SET PROBLEM - Each line of the listing that contains the word "this" is to be copied.

[Source code of charts]
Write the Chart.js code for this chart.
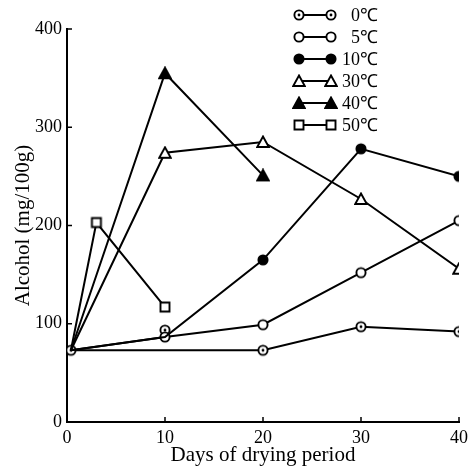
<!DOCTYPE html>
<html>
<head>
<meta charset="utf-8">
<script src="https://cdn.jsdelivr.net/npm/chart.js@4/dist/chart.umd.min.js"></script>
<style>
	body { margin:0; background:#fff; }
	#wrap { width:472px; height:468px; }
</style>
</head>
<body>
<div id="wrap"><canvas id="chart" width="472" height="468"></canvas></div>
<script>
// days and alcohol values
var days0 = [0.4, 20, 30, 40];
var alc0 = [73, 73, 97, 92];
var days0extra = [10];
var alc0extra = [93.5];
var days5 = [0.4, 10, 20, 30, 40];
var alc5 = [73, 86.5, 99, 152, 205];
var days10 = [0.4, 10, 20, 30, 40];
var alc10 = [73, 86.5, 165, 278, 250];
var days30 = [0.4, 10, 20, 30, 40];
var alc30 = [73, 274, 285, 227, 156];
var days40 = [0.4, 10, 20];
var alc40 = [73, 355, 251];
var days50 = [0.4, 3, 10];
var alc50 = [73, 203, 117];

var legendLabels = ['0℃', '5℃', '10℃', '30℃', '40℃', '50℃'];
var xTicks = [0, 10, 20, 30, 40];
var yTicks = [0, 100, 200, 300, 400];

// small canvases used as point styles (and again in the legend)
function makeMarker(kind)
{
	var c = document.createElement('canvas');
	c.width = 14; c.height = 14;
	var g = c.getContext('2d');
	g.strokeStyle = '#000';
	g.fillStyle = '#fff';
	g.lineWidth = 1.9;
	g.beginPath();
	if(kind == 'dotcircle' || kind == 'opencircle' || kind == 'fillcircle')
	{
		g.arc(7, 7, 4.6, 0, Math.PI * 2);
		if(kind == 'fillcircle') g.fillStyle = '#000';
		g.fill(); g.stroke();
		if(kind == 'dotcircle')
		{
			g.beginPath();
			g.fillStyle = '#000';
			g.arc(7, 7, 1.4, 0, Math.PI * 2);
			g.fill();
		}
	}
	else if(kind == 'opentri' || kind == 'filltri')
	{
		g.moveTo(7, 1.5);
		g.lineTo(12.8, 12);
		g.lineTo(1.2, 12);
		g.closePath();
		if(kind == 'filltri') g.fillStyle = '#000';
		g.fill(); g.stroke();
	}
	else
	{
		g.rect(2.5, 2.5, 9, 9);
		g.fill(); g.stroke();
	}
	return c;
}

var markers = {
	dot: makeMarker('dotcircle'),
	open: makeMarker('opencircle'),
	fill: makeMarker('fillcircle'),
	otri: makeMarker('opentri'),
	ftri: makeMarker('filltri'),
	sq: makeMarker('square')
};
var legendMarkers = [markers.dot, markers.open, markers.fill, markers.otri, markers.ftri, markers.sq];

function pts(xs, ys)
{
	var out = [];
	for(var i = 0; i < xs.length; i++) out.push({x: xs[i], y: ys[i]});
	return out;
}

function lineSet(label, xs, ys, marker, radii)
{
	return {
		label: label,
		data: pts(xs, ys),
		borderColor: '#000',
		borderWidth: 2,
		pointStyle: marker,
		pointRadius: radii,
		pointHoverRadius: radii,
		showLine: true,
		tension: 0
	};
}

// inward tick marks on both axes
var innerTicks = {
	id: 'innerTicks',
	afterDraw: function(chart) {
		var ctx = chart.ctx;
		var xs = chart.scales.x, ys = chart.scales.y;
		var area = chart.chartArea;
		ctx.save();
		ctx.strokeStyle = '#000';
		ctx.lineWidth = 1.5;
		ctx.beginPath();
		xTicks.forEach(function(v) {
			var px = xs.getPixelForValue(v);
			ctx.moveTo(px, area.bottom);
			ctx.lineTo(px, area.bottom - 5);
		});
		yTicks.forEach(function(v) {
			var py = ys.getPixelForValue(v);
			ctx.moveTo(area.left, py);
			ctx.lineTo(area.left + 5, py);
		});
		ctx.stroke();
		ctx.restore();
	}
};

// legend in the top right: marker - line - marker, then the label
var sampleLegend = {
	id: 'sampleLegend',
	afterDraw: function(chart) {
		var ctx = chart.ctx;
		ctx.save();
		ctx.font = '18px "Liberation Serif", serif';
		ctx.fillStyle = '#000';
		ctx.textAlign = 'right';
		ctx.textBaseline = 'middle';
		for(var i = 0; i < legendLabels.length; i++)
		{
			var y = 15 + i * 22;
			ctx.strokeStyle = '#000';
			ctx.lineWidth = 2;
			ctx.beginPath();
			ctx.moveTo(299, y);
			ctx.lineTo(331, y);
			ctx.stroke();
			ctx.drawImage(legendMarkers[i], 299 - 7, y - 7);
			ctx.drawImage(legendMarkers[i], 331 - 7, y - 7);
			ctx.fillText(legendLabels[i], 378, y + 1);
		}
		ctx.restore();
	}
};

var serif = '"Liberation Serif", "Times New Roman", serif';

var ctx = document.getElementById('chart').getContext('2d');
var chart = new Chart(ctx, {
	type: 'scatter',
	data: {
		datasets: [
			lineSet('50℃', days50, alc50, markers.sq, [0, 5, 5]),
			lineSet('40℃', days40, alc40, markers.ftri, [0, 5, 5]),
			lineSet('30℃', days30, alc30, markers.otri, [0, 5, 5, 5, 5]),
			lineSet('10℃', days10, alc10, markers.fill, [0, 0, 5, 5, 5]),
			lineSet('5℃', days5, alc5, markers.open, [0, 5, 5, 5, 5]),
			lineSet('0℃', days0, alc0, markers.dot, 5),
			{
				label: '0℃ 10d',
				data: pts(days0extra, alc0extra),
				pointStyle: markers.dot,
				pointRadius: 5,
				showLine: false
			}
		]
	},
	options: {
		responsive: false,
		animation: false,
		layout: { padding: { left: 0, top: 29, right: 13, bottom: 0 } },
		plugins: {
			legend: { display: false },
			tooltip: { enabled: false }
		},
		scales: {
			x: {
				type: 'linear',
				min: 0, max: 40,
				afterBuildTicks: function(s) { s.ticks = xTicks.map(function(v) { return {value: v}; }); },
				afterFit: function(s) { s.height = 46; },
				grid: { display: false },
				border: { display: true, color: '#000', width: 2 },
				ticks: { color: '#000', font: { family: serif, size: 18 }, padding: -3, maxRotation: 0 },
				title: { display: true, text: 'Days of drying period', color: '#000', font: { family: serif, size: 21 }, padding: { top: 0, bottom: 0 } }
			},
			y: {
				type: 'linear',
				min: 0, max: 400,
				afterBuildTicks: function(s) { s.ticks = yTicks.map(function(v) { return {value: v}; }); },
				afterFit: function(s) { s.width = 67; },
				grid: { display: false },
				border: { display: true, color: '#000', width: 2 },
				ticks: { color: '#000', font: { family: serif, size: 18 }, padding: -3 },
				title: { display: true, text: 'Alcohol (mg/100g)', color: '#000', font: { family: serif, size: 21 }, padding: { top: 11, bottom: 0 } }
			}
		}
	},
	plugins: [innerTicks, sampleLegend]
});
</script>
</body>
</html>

==

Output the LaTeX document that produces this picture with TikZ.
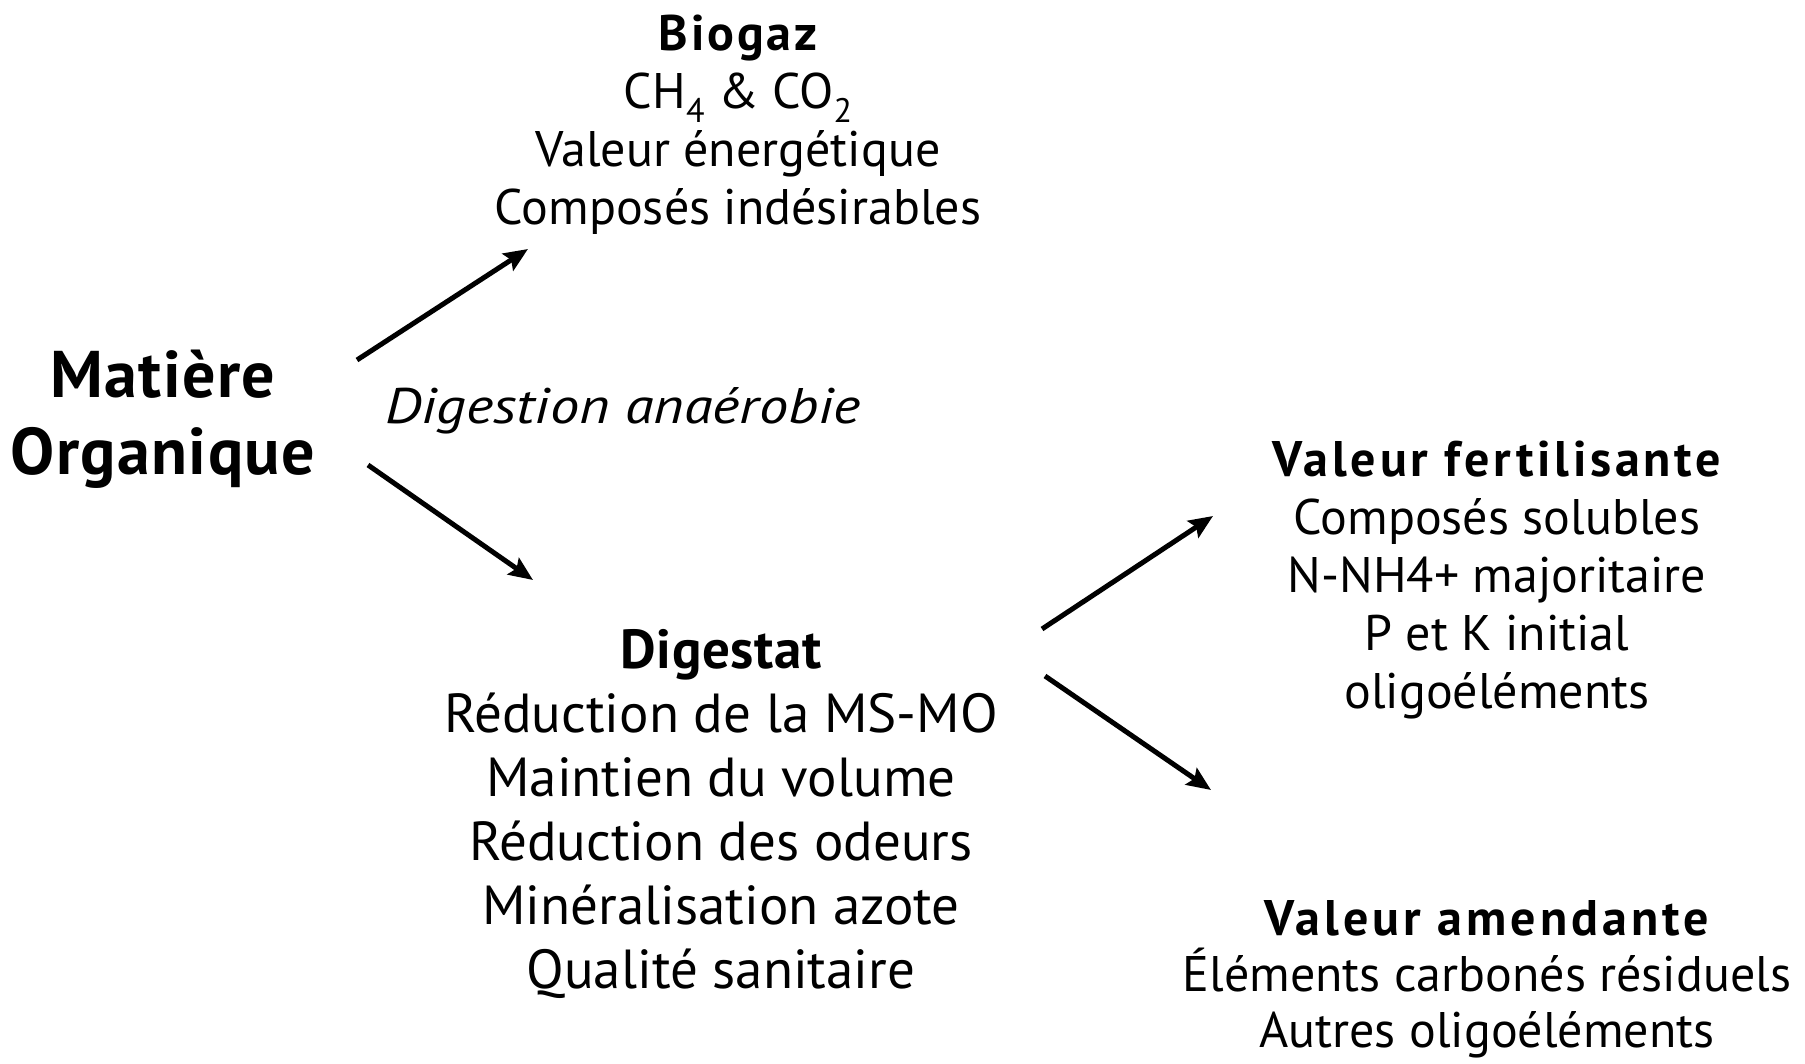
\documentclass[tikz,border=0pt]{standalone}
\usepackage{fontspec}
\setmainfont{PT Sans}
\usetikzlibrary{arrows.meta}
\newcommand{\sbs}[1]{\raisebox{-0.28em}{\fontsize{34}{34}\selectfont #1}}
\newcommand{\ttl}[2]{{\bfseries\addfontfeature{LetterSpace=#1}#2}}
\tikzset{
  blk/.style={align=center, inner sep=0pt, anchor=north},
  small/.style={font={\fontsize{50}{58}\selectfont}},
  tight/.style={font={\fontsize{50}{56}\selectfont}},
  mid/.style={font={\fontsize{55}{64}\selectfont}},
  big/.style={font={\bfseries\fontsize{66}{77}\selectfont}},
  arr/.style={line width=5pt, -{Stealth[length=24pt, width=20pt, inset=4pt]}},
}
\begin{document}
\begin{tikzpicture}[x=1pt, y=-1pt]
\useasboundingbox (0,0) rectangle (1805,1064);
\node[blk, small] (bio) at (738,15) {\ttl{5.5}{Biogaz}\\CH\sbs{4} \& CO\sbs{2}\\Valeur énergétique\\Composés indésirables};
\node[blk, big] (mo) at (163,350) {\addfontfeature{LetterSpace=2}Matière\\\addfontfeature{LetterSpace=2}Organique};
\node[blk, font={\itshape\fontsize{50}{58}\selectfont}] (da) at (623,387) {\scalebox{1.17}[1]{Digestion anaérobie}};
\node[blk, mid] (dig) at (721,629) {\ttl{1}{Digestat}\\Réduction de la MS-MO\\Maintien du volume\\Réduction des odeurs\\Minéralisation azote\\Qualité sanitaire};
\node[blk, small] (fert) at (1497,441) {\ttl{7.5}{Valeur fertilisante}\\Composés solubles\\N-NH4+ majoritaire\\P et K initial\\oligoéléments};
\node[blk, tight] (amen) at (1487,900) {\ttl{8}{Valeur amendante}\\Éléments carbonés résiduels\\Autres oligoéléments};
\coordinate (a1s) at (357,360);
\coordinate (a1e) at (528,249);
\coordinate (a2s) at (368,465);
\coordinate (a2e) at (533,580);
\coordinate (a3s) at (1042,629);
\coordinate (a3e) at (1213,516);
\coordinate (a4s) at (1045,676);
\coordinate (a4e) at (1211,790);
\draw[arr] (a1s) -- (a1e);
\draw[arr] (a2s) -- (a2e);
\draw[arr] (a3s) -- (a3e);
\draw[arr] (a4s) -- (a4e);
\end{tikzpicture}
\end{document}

EXPECTED ANSWER -
Write the Chart.js code for this chart.
Output the LaTeX document that produces this picture with TikZ.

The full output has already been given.